%%

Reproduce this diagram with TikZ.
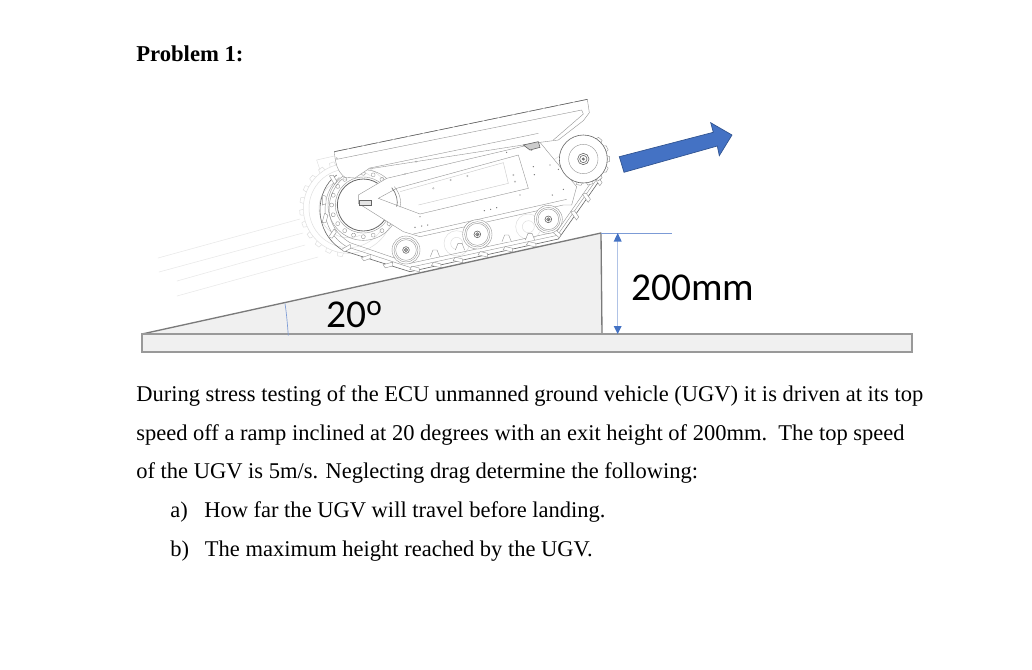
\documentclass[tikz,border=0pt]{standalone}
\usepackage{fontspec}
\setmainfont{Liberation Serif}
\newfontfamily\cali{Carlito}
\definecolor{office}{HTML}{4472C4}
\definecolor{officed}{HTML}{2F528F}
\definecolor{dimc}{HTML}{7C9BD6}
\tikzset{
  x=0.75pt,y=-0.75pt,
  body/.style={anchor=base west,inner sep=0pt,font=\fontsize{16.88}{20}\selectfont},
  dimtext/.style={anchor=base west,inner sep=0pt,font=\cali\fontsize{29.6}{32}\selectfont},
  ramp/.style={draw=black!52,fill=black!6,line width=1pt,line join=bevel},
  baseplate/.style={draw=black!40,fill=black!6,line width=1pt},
  ghost/.style={draw=black!13,line width=0.35pt},
  trail/.style={draw=black!9,line width=0.4pt},
  veh/.style={draw=black!42,line width=0.3pt},
  vehd/.style={draw=black!60,line width=0.45pt},
  dimline/.style={draw=dimc,line width=0.5pt},
  bluetip/.style={fill=office,draw=none},
}
\newcommand{\lug}[3]{% x y rotation
  \draw[veh,fill=white,shift={(#1,#2)},rotate=#3] (-15,-5) -- (-11,6) -- (11,6) -- (15,-5) -- cycle;}
\newcommand{\roadwheel}[3]{% x y radius
  \fill[white] (#1,#2) circle (#3);
  \draw[veh] (#1,#2) circle (#3);
  \draw[veh] (#1,#2) circle (#3-6);
  \draw[veh] (#1,#2) circle (#3-11);
  \draw[vehd] (#1,#2) circle (10);
  \draw[vehd] (#1,#2) circle (5);
  \fill[black!50] (#1,#2) circle (2.5);}
\begin{document}
\begin{tikzpicture}
\useasboundingbox (0,0) rectangle (1032,669);
\fill[white] (0,0) rectangle (1032,669);

% motion trails
\draw[trail] (158,258) -- (300,219);
\draw[trail] (159,272) -- (303,233);
\draw[trail] (177,281) -- (305,245);
\draw[trail] (177,296) -- (318,257);

% vehicle, in zoomed coordinates
\begin{scope}[shift={(300,90)},x=0.25pt,y=-0.25pt]
  % ghost copy behind
  \draw[ghost] (145,355) circle (135);
  \draw[ghost] (145,355) circle (118);
  \draw[ghost] (145,355) circle (88);
  \foreach \a in {110,125,...,260}{\draw[ghost,shift={(145,355)},rotate=\a] (135,-9) -- (146,-7) -- (146,7) -- (135,9);}
  \draw[ghost] (50,210) -- (103,198);
  \draw[ghost] (50,210) -- (60,240);
  \draw[ghost] (470,460) circle (38);
  \draw[ghost] (470,460) circle (18);
  \draw[ghost] (685,410) circle (38);
  \draw[ghost] (685,410) circle (18);
  \draw[ghost] (790,235) circle (38);
  \draw[ghost] (790,235) circle (18);

  % track
  \draw[vehd] (110,255) .. controls (45,300) and (35,425) .. (130,482) -- (330,545) -- (775,447) -- (905,262);
  \draw[veh] (125,268) .. controls (72,320) and (70,410) .. (150,458) -- (330,520) -- (770,425) -- (880,268);
  \draw[veh] (118,262) .. controls (60,310) and (55,420) .. (140,470) -- (330,532) -- (772,436) -- (892,265);
  \foreach \x/\y/\r in {100/268/-60,72/330/-90,75/385/-105,98/432/-125,140/475/-150,200/503/-160,265/525/-165,345/537/-13,410/525/-13,475/510/-13,550/493/-13,625/478/-13,695/463/-13,770/430/-40,825/375/-55,860/322/-55,895/272/-55}
    {\lug{\x}{\y}{\r+180}}
  \foreach \x/\y in {405/490,480/470,620/445,690/440}
    {\draw[veh,fill=white] (\x-14,\y+10) -- (\x-6,\y-10) -- (\x+6,\y-10) -- (\x+14,\y+10);}

  % drive sprocket
  \fill[white] (190,345) circle (90);
  \draw[vehd,line width=0.6pt] (190,345) circle (78);
  \draw[veh] (190,345) circle (84);
  \draw[veh] (190,345) circle (106);
  \foreach \a in {0,18,...,342}{\draw[veh,shift={(190,345)},rotate=\a] (95,0) circle (6);}

  % hull
  \draw[veh,fill=white] (175,315) -- (260,265) -- (720,157) -- (780,230) -- (830,290) -- (815,345) -- (790,345) -- (360,440) -- (310,425) -- (175,340) -- cycle;
  \draw[veh] (340,432) -- (800,328);
  \draw[veh,fill=white] (235,325) -- (290,295) -- (655,195) -- (685,295) -- (360,372) -- cycle;
  \draw[black!22,line width=0.3pt] (300,305) -- (610,218) -- (625,280) -- (355,345);
  \draw[vehd] (275,293) .. controls (290,310) and (295,335) .. (290,350);
  \draw[veh] (283,290) .. controls (300,310) and (305,335) .. (300,352);
  \draw[vehd,fill=black!10] (178,332) rectangle (215,345);

  % deck
  \draw[veh,fill=white] (103,185) -- (862,28) -- (868,68) -- (850,92) -- (775,150) -- (720,157) -- (205,237) -- (165,264) -- (135,262) .. controls (112,245) and (106,220) .. cycle;
  \draw[vehd,dash pattern=on 10pt off 1.5pt] (103,185) -- (862,28);
  \draw[veh] (110,208) -- (845,60) -- (850,72) -- (760,150);
  \draw[veh] (205,235) -- (715,130);
  \draw[vehd,fill=black!20] (670,165) -- (715,155) -- (720,172) -- (690,180) -- cycle;

  % holes
  \foreach \x/\y in {345/412,365/408,383/405,553/362,572/358,590/353,360/380,660/315,757/315,790/298,750/225,775/238,700/230,703/254,620/187,695/180,315/252}
    {\fill[black!55] (\x,\y) circle (2);}
  \foreach \x/\y in {452/270,502/258,400/295,640/255,645/275,348/215,110/205}
    {\draw[black!35,line width=0.25pt] (\x,\y) circle (2.5);}

  % front idler
  \fill[white] (850,207) circle (72);
  \foreach \a in {-100,-75,...,60}{\draw[veh,fill=white,shift={(850,207)},rotate=\a] (70,-10) -- (79,-7) -- (79,7) -- (70,10);}
  \draw[vehd] (850,207) circle (72);
  \draw[veh] (850,207) circle (44);
  \draw[vehd] (850,207) circle (17);
  \draw[vehd] (850,207) circle (11);
  \fill[black!55] (850,207) circle (5);

  % road wheels
  \roadwheel{318}{480}{42}
  \roadwheel{532}{433}{44}
  \roadwheel{745}{388}{42}
\end{scope}

% ramp and base
\draw[ramp] (142,334) -- (601,233) -- (602,334) -- cycle;
\draw[baseplate] (142,334) rectangle (912,352);

% blue direction arrow
\draw[fill=office,draw=officed,line width=0.5pt]
  (619.3,156.7) -- (713.3,132.3) -- (710.7,122.7) -- (732,135) -- (719.3,155.7) -- (717.3,146) -- (624,172.3) -- cycle;

% dimension and angle marks
\coordinate (dimtop) at (617.7,233);
\coordinate (dimbot) at (617.7,334);
\coordinate (extL) at (601,233);
\coordinate (extR) at (672,233);
\draw[dimline] (extL) -- (extR);
\draw[dimline,draw opacity=0.6] (dimtop) -- (dimbot);
\fill[bluetip] (dimtop) -- (613.7,241.5) -- (621.7,241.5) -- cycle;
\fill[bluetip] (dimbot) -- (613.7,326) -- (621.7,326) -- cycle;
\coordinate (angA) at (285,303.5);
\coordinate (angB) at (288.3,335.5);
\draw[dimline] (angA) .. controls (286.5,313) and (287.5,325) .. (angB);

% labels
\node[dimtext] (angle) at (326,327) {20\raisebox{9pt}{\fontsize{22}{22}\selectfont o}};
\node[dimtext] (height) at (631,300) {200mm};

% text
\node[body,font=\bfseries\fontsize{17}{20}\selectfont] (title) at (136,61) {Problem 1:};
\node[body] (l1) at (136,401) {During stress testing of the ECU unmanned ground vehicle (UGV) it is driven at its top};
\node[body] (l2) at (136,440) {speed off a ramp inclined at 20 degrees with an exit height of 200mm.\ \ The top speed};
\node[body] (l3) at (136,478.5) {of the UGV is 5m/s. Neglecting drag determine the following:};
\node[body] (l4) at (170,517) {\makebox[25.5pt][l]{a)}How far the UGV will travel before landing.};
\node[body] (l5) at (170,556) {\makebox[26pt][l]{b)}The maximum height reached by the UGV.};
\end{tikzpicture}
\end{document}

%%

| Stated exercise |
Copy out every line from the material above in which the word "with" appears.

| The output |
Reproduce this diagram with TikZ.
\node[body] (l2) at (136,440) {speed off a ramp inclined at 20 degrees with an exit height of 200mm.\ \ The top speed};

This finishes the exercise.